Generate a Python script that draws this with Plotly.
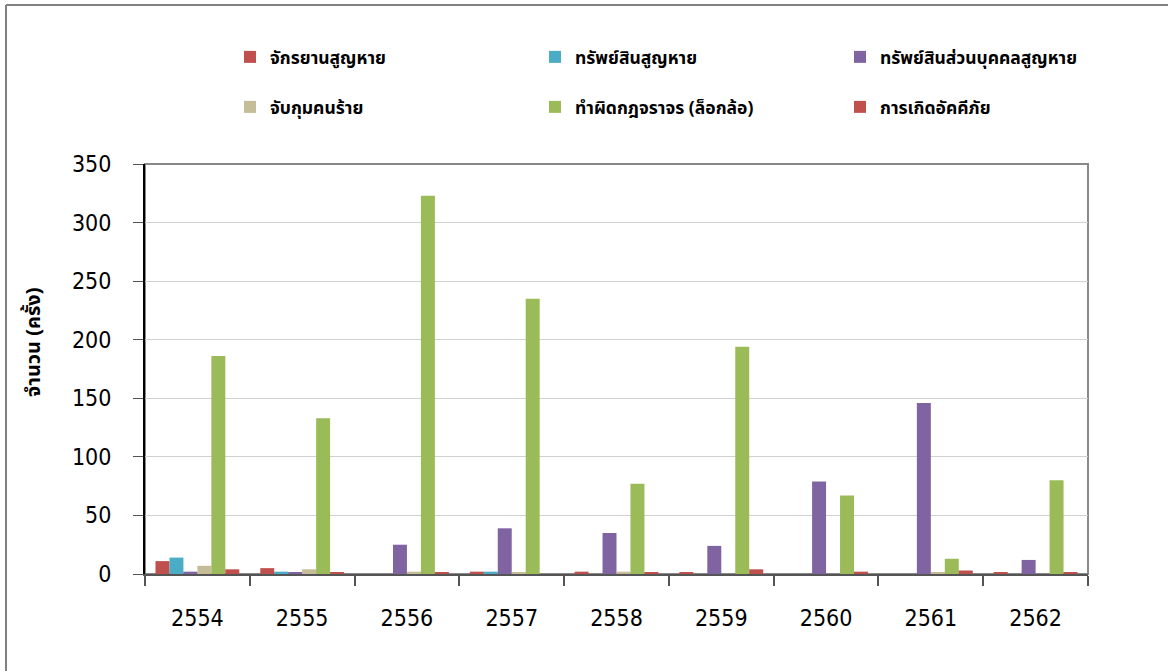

+--

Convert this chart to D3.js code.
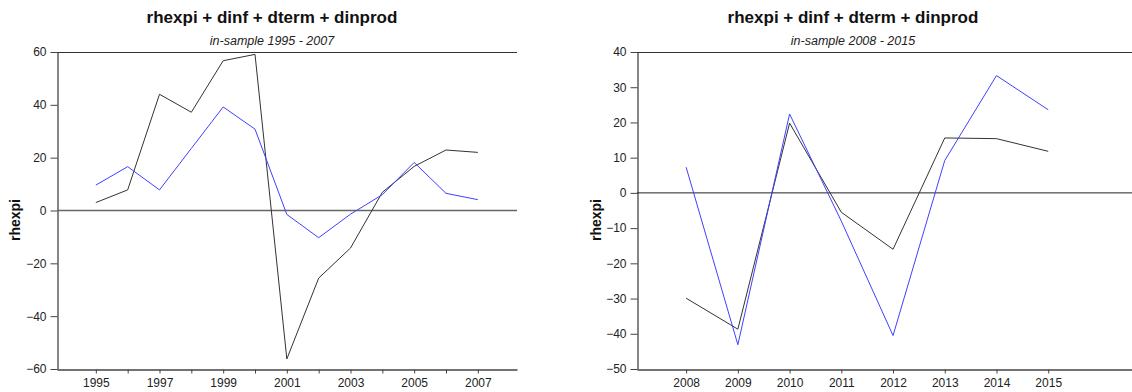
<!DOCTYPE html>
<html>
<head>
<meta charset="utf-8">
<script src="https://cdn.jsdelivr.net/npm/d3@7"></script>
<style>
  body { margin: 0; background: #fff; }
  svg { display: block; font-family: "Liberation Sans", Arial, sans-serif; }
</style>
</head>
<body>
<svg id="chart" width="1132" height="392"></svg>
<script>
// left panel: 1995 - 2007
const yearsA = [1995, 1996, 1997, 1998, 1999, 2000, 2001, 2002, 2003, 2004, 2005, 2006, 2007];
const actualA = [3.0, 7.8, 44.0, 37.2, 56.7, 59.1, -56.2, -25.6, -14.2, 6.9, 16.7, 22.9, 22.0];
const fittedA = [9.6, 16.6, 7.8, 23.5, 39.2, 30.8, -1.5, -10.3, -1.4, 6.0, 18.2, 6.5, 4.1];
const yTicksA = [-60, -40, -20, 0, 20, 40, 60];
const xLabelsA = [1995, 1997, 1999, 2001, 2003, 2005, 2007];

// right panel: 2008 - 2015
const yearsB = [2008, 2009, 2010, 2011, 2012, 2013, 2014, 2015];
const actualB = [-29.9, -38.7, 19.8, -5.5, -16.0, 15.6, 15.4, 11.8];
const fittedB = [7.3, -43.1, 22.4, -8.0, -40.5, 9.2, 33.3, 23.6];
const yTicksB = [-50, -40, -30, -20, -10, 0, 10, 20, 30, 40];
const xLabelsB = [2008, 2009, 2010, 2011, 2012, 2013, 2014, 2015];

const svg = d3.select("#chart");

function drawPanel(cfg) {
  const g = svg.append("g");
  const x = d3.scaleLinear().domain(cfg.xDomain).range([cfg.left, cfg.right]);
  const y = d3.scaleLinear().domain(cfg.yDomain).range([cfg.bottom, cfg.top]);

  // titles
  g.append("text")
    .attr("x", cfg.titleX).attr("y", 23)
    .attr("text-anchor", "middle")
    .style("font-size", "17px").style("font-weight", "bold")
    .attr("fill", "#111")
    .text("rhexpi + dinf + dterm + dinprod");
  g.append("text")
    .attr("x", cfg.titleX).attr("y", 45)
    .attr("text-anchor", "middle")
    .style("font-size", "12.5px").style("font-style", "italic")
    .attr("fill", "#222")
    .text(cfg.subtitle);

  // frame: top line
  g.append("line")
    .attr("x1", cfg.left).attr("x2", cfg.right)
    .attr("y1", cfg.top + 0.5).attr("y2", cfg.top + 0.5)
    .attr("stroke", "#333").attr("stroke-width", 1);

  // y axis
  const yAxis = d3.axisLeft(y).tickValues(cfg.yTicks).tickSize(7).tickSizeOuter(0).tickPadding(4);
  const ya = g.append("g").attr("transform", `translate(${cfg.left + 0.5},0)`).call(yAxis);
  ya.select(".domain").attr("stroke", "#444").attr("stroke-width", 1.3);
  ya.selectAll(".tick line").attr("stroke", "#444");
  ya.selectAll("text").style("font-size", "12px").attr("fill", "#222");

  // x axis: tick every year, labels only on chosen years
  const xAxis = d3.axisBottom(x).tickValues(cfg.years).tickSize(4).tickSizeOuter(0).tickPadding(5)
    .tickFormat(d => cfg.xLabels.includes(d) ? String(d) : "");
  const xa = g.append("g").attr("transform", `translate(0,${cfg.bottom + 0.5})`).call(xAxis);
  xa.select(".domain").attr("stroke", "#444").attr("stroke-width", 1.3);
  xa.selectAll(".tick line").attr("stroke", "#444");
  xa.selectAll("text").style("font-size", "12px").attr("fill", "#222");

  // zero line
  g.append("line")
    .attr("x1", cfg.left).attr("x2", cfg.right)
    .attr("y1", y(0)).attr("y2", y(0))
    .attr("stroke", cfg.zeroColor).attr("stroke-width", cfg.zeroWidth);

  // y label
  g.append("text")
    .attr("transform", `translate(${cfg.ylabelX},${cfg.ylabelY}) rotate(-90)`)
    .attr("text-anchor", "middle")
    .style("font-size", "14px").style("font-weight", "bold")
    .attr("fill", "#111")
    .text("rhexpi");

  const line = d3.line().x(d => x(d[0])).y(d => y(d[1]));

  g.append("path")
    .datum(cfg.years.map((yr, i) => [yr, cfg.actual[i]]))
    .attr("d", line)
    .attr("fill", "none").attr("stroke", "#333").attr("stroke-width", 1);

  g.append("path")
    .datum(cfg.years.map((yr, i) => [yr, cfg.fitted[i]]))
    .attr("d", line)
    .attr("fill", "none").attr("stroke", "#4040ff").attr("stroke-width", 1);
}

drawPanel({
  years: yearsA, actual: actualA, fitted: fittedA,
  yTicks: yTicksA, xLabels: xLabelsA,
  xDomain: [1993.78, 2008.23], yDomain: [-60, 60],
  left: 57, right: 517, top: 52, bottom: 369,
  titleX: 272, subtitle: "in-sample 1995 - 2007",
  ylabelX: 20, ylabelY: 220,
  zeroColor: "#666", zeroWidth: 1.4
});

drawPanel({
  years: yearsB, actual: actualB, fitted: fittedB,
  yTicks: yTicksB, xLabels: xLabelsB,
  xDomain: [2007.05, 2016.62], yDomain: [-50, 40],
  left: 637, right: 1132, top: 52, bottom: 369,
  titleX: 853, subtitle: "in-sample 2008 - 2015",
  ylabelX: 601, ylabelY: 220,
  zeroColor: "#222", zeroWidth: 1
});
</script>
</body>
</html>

+--

DIRECTION: Nothing but the lines from the one with "Convert this chart to D3.js code." through the one with "const xLabelsA = [1995, 1997, 1999, 2001, 2003, 2005, 2007];" should be copied, word for word. Pictures are left out.

SOLUTION TO THE PROBLEM:
Convert this chart to D3.js code.
<!DOCTYPE html>
<html>
<head>
<meta charset="utf-8">
<script src="https://cdn.jsdelivr.net/npm/d3@7"></script>
<style>
  body { margin: 0; background: #fff; }
  svg { display: block; font-family: "Liberation Sans", Arial, sans-serif; }
</style>
</head>
<body>
<svg id="chart" width="1132" height="392"></svg>
<script>
// left panel: 1995 - 2007
const yearsA = [1995, 1996, 1997, 1998, 1999, 2000, 2001, 2002, 2003, 2004, 2005, 2006, 2007];
const actualA = [3.0, 7.8, 44.0, 37.2, 56.7, 59.1, -56.2, -25.6, -14.2, 6.9, 16.7, 22.9, 22.0];
const fittedA = [9.6, 16.6, 7.8, 23.5, 39.2, 30.8, -1.5, -10.3, -1.4, 6.0, 18.2, 6.5, 4.1];
const yTicksA = [-60, -40, -20, 0, 20, 40, 60];
const xLabelsA = [1995, 1997, 1999, 2001, 2003, 2005, 2007];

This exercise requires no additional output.